De acordo com Waldemar Rossi, da Pastoral Operária, o PT vem demonstrando estar numa encruzilhada, porque sempre fez tudo o que Lula mandou. “Seus dirigentes e parlamentares são sempre subservientes ao Lula, defendendo-o contra a própria razão e o bom senso. Não devemos nos esquecer que Lula bancou o Sarney para a presidência do Senado por puro fisiologismo, cooptando o PMDB, que tem estado ao seu lado para o que der e vier, até mesmo para a aprovação de mudanças na Constituição que vêm prejudicando os trabalhadores.
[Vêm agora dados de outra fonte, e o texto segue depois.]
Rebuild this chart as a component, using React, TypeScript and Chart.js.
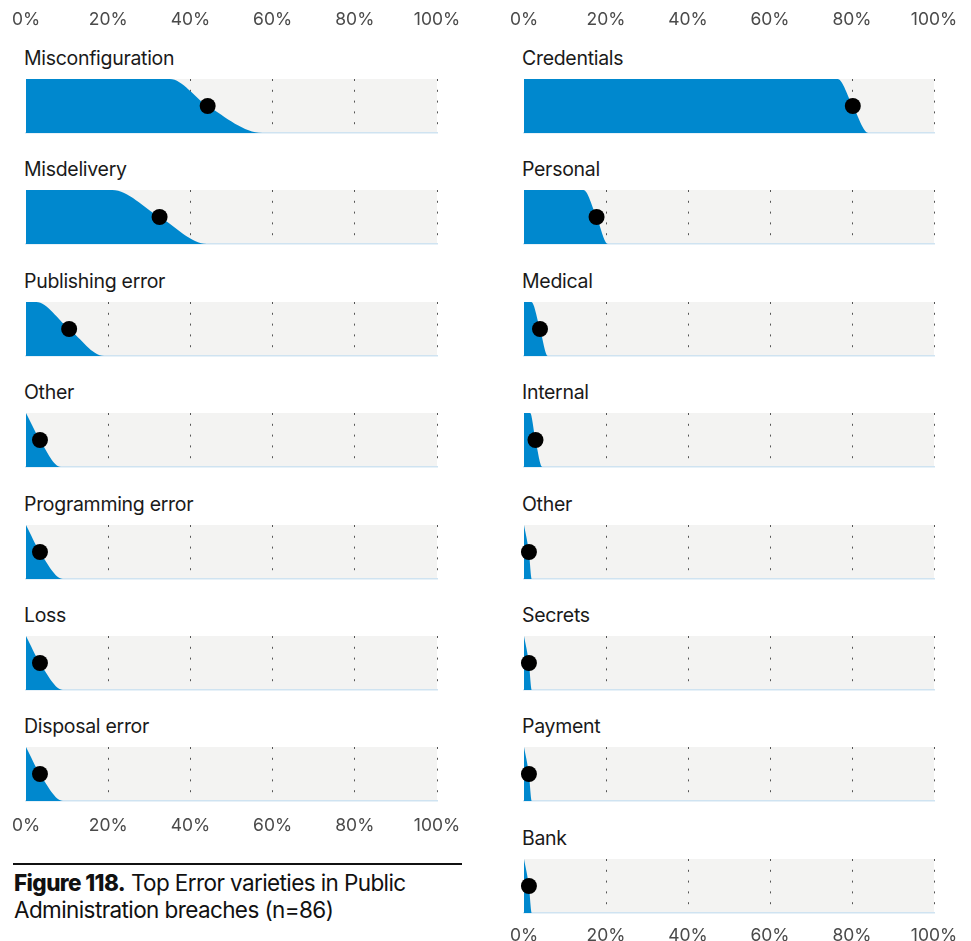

Aliás, o Lula está redimindo o próprio Collor!”, indigna-se.

João Pedro Stedile, assim como Chico de Oliveira, avalia a defesa de Sarney pelo PT como pragmatismo: “A prioridade número um é eleger Dilma, e eles fazem o cálculo de que precisam da aliança com PMDB (mas cá entre nós, poderiam escolher uma ala melhor da federação peemedebista). Por conta disso, taparam o nariz, os olhos...”, critica. “Em alguns Estados, a justificativa para apoiar candidatos a governador do PMDB se dá na mesma base ou pior, como aconteceu no Maranhão, ao apoiar o golpe que o Sarney deu no Jackson Lago, para depô-lo no tapetão e repor sua filhota (Roseana Sarney), agora no PMDB. Em troca, eles ganharam duas secretarias estaduais. Espero que o PT e o governo se deem conta de que não precisam se abaixar tanto para elegerem a Dilma”.

No caso da cassação do governador Jackson Lago, à qual Stedile se refere, Lula e o PT nacional fingiram-se de mortos. Desde a eleição de Lago, em 2006, o presidente nunca havia ido ao Maranhão.